▶ _Requirements_
Copy out all lines carrying the word "that".

══════════════════════════════

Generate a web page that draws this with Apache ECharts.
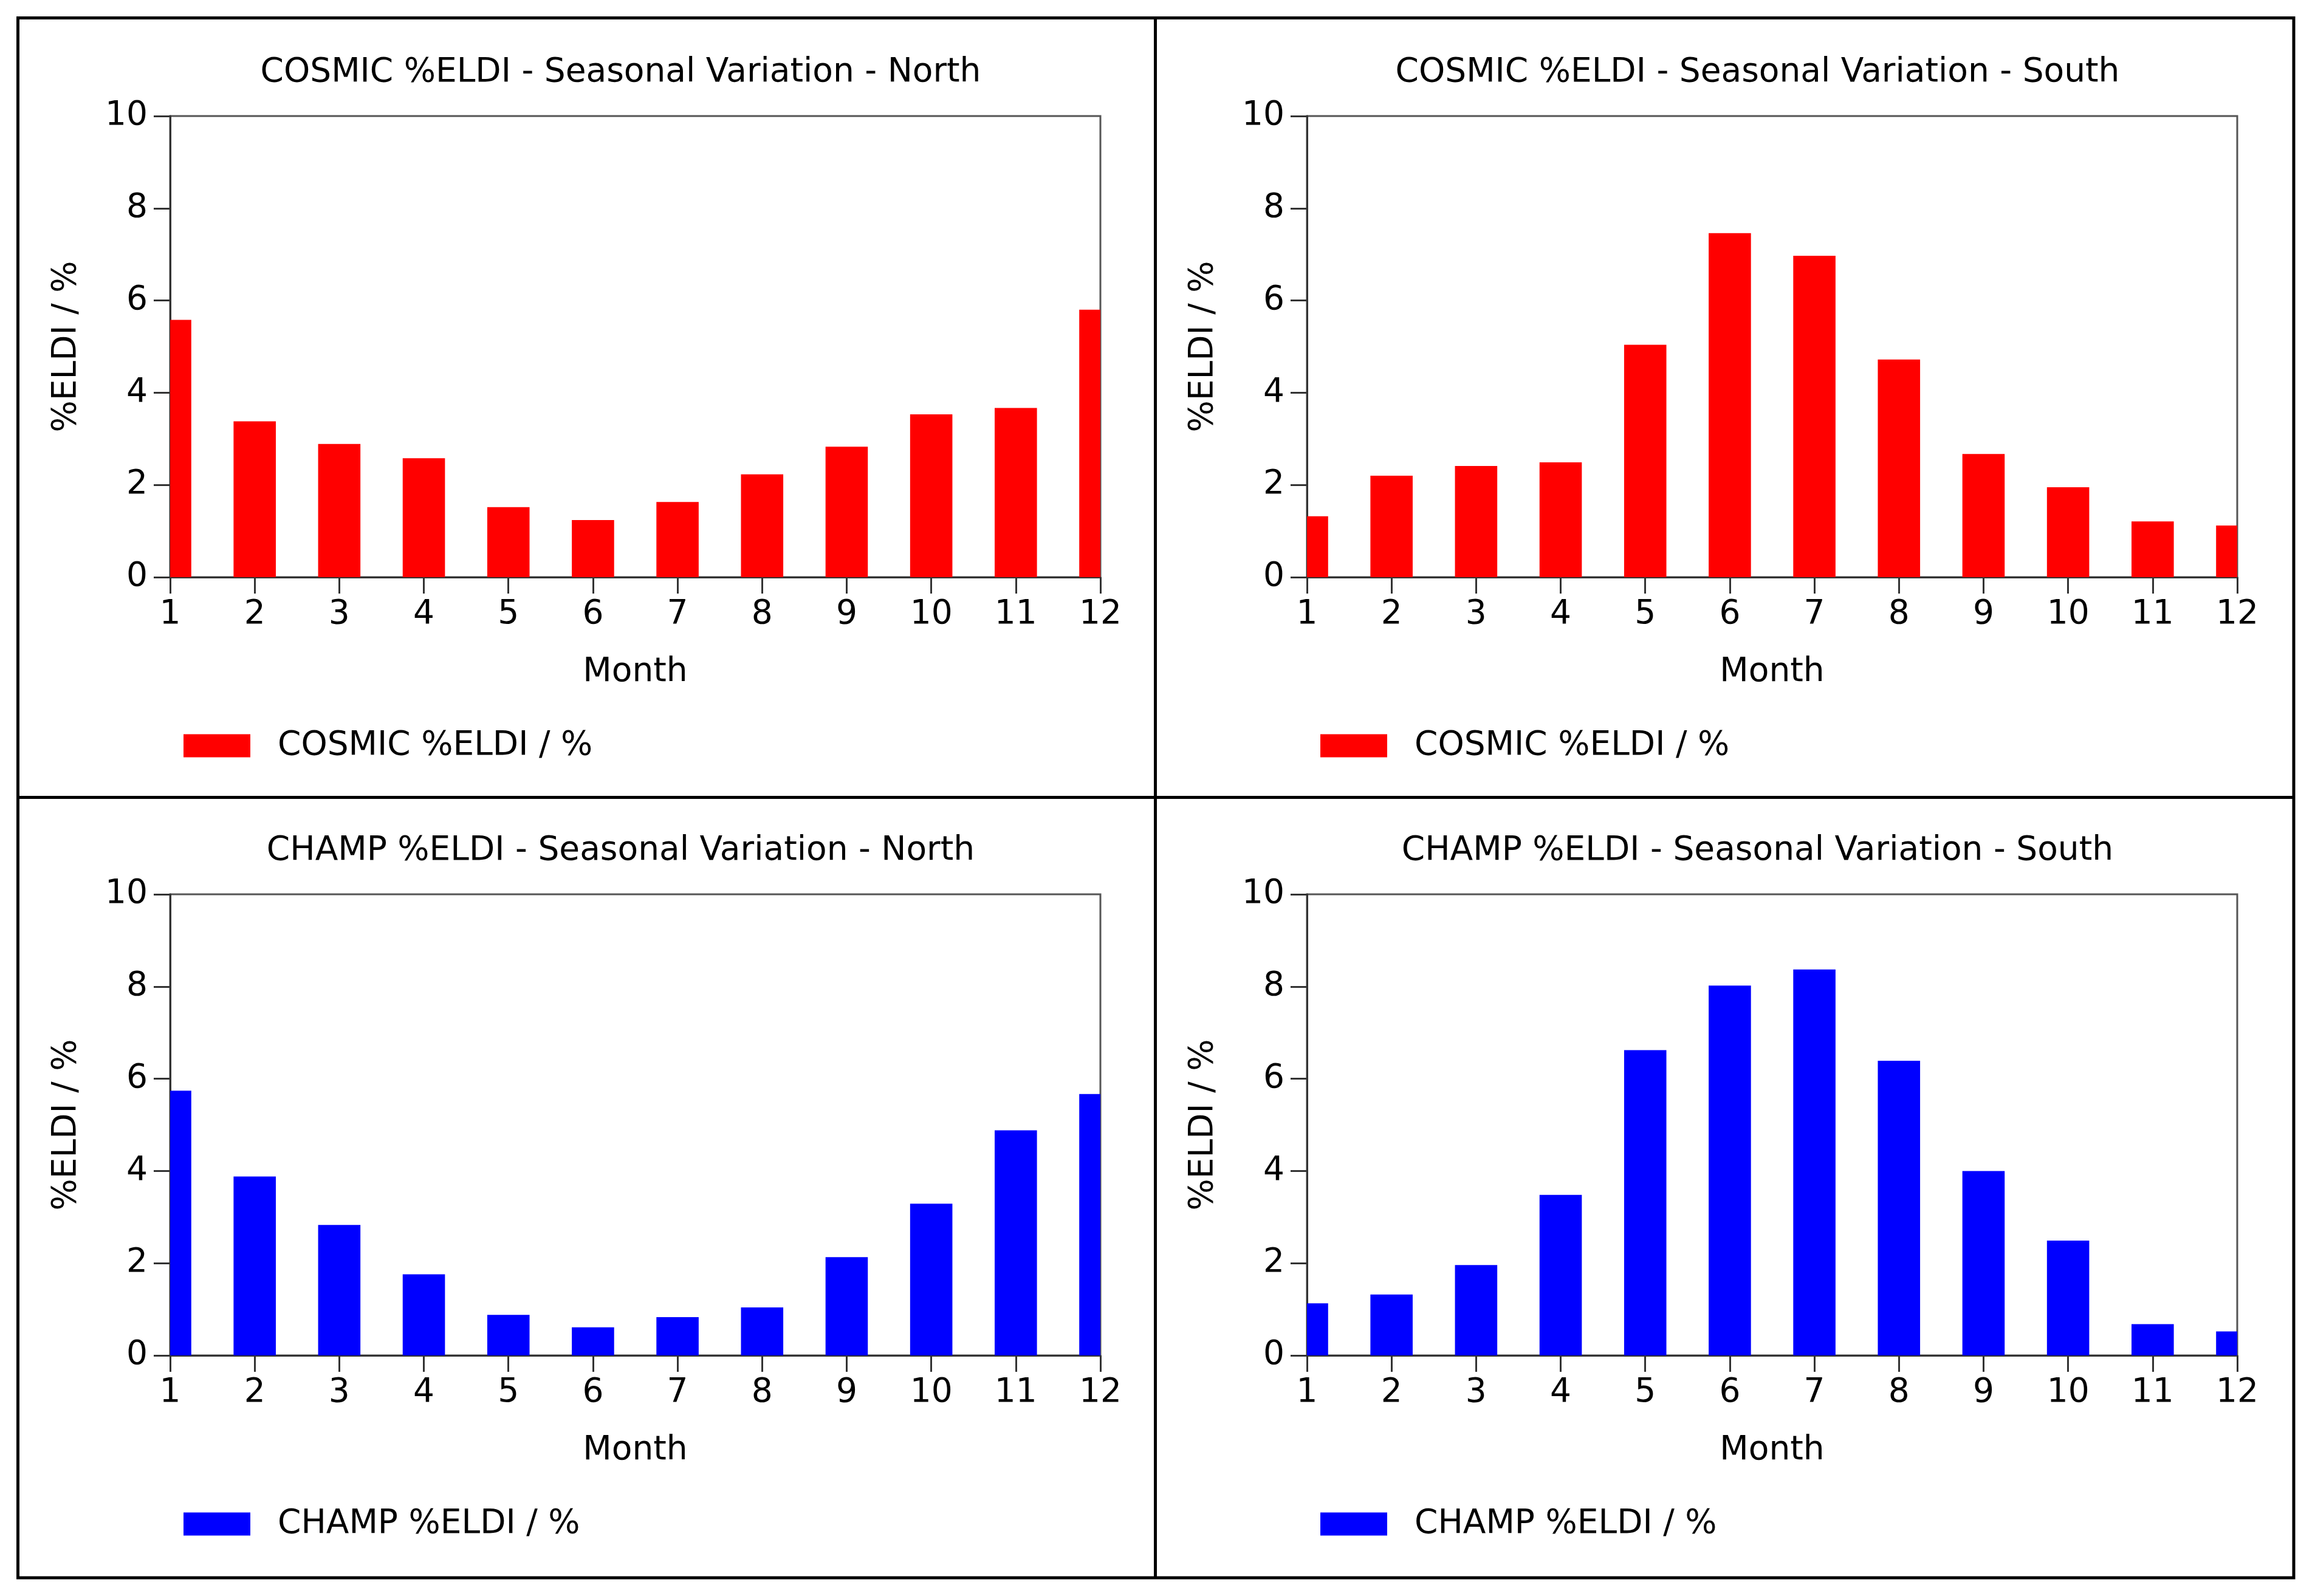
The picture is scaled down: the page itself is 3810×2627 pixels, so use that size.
<!DOCTYPE html>
<html>
<head>
<meta charset="utf-8">
<script src="https://cdn.jsdelivr.net/npm/echarts@6/dist/echarts.min.js"></script>
<style>
html,body{margin:0;padding:0;background:#fff;}
#chart{width:3810px;height:2627px;}
</style>
</head>
<body>
<div id="chart"></div>
<script>
const months = [1, 2, 3, 4, 5, 6, 7, 8, 9, 10, 11, 12];
const cosmicNorth = [5.58, 3.38, 2.89, 2.58, 1.52, 1.24, 1.63, 2.23, 2.83, 3.53, 3.67, 5.80];
const cosmicSouth = [1.32, 2.20, 2.41, 2.49, 5.04, 7.46, 6.97, 4.72, 2.67, 1.95, 1.21, 1.12];
const champNorth = [5.74, 3.88, 2.83, 1.76, 0.88, 0.61, 0.83, 1.04, 2.13, 3.29, 4.88, 5.67];
const champSouth = [1.13, 1.32, 1.96, 3.48, 6.62, 8.02, 8.37, 6.39, 4.00, 2.49, 0.68, 0.52];
const titles = [
  'COSMIC %ELDI - Seasonal Variation - North',
  'COSMIC %ELDI - Seasonal Variation - South',
  'CHAMP %ELDI - Seasonal Variation - North',
  'CHAMP %ELDI - Seasonal Variation - South'
];
const seriesNames = ['COSMIC %ELDI / %', 'COSMIC %ELDI / %', 'CHAMP %ELDI / %', 'CHAMP %ELDI / %'];
const xName = 'Month';
const yName = '%ELDI / %';

const panelData = [cosmicNorth, cosmicSouth, champNorth, champSouth];
const colors = ['#ff0000', '#ff0000', '#0000ff', '#0000ff'];

const FONT = 'DejaVu Sans';
const FS = 55;
const gridLefts = [280, 2151, 280, 2151];
const gridTops = [191, 191, 1472, 1472];
const GW = 1531, GH = 759;

const chart = echarts.init(document.getElementById('chart'), null, {renderer: 'canvas'});

function renderBar(params, api) {
  const x = api.value(0), y = api.value(1);
  const base = api.coord([x, 0]);
  const top = api.coord([x, y]);
  const w = api.size([1, 0])[0] * 0.5;
  const rect = {x: base[0] - w / 2, y: top[1], width: w, height: base[1] - top[1]};
  const cs = params.coordSys;
  const clipped = echarts.graphic.clipRectByRect(rect, {x: cs.x, y: cs.y, width: cs.width, height: cs.height});
  if (!clipped) return null;
  return {type: 'rect', shape: clipped, style: api.style()};
}

const grids = [], xAxes = [], yAxes = [], series = [], titleArr = [], legends = [];
for (let i = 0; i < 4; i++) {
  grids.push({
    left: gridLefts[i], top: gridTops[i], width: GW, height: GH,
    show: true, borderColor: '#555', borderWidth: 3, backgroundColor: 'transparent'
  });
  xAxes.push({
    type: 'value', gridIndex: i, min: 1, max: 12, interval: 1,
    name: xName, nameLocation: 'middle', nameGap: 129,
    nameTextStyle: {fontFamily: FONT, fontSize: FS, color: '#000'},
    axisLine: {show: true, onZero: false, lineStyle: {color: '#333', width: 3}},
    axisTick: {show: true, length: 27, lineStyle: {color: '#333', width: 3}},
    axisLabel: {fontFamily: FONT, fontSize: FS, color: '#000', margin: 34},
    splitLine: {show: false}
  });
  yAxes.push({
    type: 'value', gridIndex: i, min: 0, max: 10, interval: 2,
    name: yName, nameLocation: 'middle', nameGap: 143,
    nameTextStyle: {fontFamily: FONT, fontSize: FS, color: '#000'},
    axisLine: {show: true, lineStyle: {color: '#333', width: 3}},
    axisTick: {show: true, length: 27, lineStyle: {color: '#333', width: 3}},
    axisLabel: {fontFamily: FONT, fontSize: FS, color: '#000', margin: 37},
    splitLine: {show: false}
  });
  series.push({
    type: 'custom', name: seriesNames[i], xAxisIndex: i, yAxisIndex: i,
    renderItem: renderBar,
    encode: {x: 0, y: 1},
    itemStyle: {color: colors[i]},
    data: months.map((m, k) => [m, panelData[i][k]])
  });
  titleArr.push({
    text: titles[i], left: gridLefts[i] + GW / 2 - 24, top: gridTops[i] - 71,
    textAlign: 'center', textVerticalAlign: 'middle', padding: 0,
    textStyle: {fontFamily: FONT, fontSize: FS, fontWeight: 'normal', color: '#000'}
  });
  legends.push({
    data: [{name: seriesNames[i], icon: 'rect'}],
    left: gridLefts[i] + 22, top: gridTops[i] + 1037 - 28, padding: 0,
    itemWidth: 110, itemHeight: 38,
    selectedMode: false,
    textStyle: {fontFamily: FONT, fontSize: FS, color: '#000', padding: [0, 0, 0, 40]}
  });
}

const B = 5;
const option = {
  backgroundColor: '#fff',
  animation: false,
  title: titleArr,
  legend: legends,
  grid: grids,
  xAxis: xAxes,
  yAxis: yAxes,
  series: series,
  graphic: [
    {type: 'rect', shape: {x: 29.5, y: 29.5, width: 3775 - 29.5, height: 2597 - 29.5},
     style: {fill: 'none', stroke: '#000', lineWidth: B}, silent: true},
    {type: 'line', shape: {x1: 1901.5, y1: 29.5, x2: 1901.5, y2: 2597},
     style: {stroke: '#000', lineWidth: B}, silent: true},
    {type: 'line', shape: {x1: 29.5, y1: 1312.5, x2: 3775, y2: 1312.5},
     style: {stroke: '#000', lineWidth: B}, silent: true}
  ]
};
chart.setOption(option);
</script>
</body>
</html>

══════════════════════════════

▶ _Output for this task_
Generate a web page that draws this with Apache ECharts.
The picture is scaled down: the page itself is 3810×2627 pixels, so use that size.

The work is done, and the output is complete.